While Circuit City is out making excuses for its dismal performance, blaming the American consumer for not spending enough, Best Buy has left its competitors in the dust, seeking out new customers in countries like Canada and China.
Everyone else is fretting about the Canadian dollar now surpassing the U.S. dollar in value. Everyone but Best Buy, that is. Now every dollar the company earns in Canada is worth more than it was when it converts them back into U.S. dollar-denominated profits.
Five years ago, BBY’s operating profits in Canada were just around .5% of its sales. Now they are reaching 4%. That may not seem like a lot to the naked eye, Cramer said, but it's actually huge expansion. And the retailer recently bought a chain of electronic stores in China called Five Star, further expanding its international footprint. Best Buy is by no means a true ROW (rest-of-world) player, but it is aspiring to be one, and that’s just fine by Cramer. Right now the company’s sales are about 80% domestic and 20% international. Those sales are expected to be split 50/50 by 2010 – a “pretty swift” change, Cramer said.
Best Buy is also casting an eye on countries like Turkey and Mexico. The company’s big picture strategy is clearly to take what it has learned about doing business in the U.S. and apply that to foreign countries, Cramer said.

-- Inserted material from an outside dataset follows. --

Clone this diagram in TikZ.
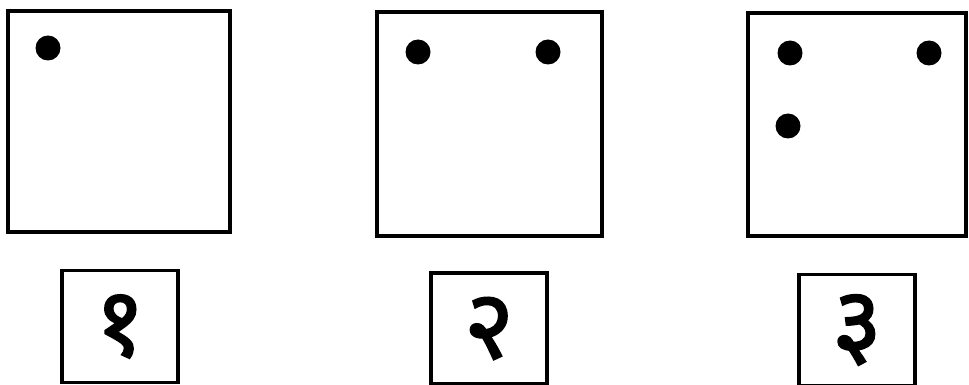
\documentclass[tikz,border=0pt]{standalone}
\usepackage{xcolor}
\usepackage{fontspec}
\usepackage{tikz}
\usetikzlibrary{positioning}
\newfontfamily\devfont[Script=Devanagari, FakeBold=2]{Noto Sans}
\definecolor{ink}{HTML}{000000}
\definecolor{paper}{HTML}{FFFFFF}

\tikzset{
  card/.style={draw=ink, line width=3.5pt, fill=paper, inner sep=0pt,
               minimum width=222pt, minimum height=222pt},
  numbox/.style={draw=ink, line width=3.5pt, inner sep=0pt,
                 minimum width=116pt, minimum height=112pt,
                 font=\devfont\fontsize{96}{96}\selectfont},
  pip/.style={circle, fill=ink, inner sep=0pt, minimum size=25pt}
}

\begin{document}
\begin{tikzpicture}[x=1pt, y=-1pt]
  \useasboundingbox[fill=paper] (0,0) rectangle (969,385);
  % the three cards
  \node[card, minimum width=222pt, minimum height=221pt] (card1) at (119,121.5) {};
  \node[card, minimum width=225pt, minimum height=224pt] (card2) at (489.5,124) {};
  \node[card, minimum width=218pt, minimum height=223pt] (card3) at (857,124.5) {};
  % pips
  \node[pip] (p11) at (48,48) {};
  \node[pip] (p21) at (418,52) {};
  \node[pip] (p22) at (548,52) {};
  \node[pip] (p31) at (790,53) {};
  \node[pip] (p32) at (929,53) {};
  \node[pip] (p33) at (788,126) {};
  % numerals below
  \node[numbox] (num1) at (120,326.5) {१};
  \node[numbox, minimum height=111pt] (num2) at (489,328.5) {२};
  \node[numbox, minimum height=111pt] (num3) at (857,330) {३};
\end{tikzpicture}
\end{document}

And it’s not a bad strategy, considering its 16.3% gain in same-store sales. “That’s not a number that you need to make excuses for.”
But BBY is still first and foremost an American company. It needed last week’s rate cut and Cramer thinks its American business won’t suffer because television, game and navigation system prices are all holding up well and in strong demand. Also, Best Buy’s board just approved a $5.5 billion buyback and it currently has $2.9 billion of that left. With a $22 billion market cap, the remainder of the buyback alone is enough to repurchase 13% of the company. “That is good enough reason to own Best Buy,” Cramer said.
But the bottom line is that if investors are sick of low growth in the U.S. they can put their money in companies that fail and then make excuses – or they can can stick with a name like Best Buy, which makes sure it doesn’t have to make excuses.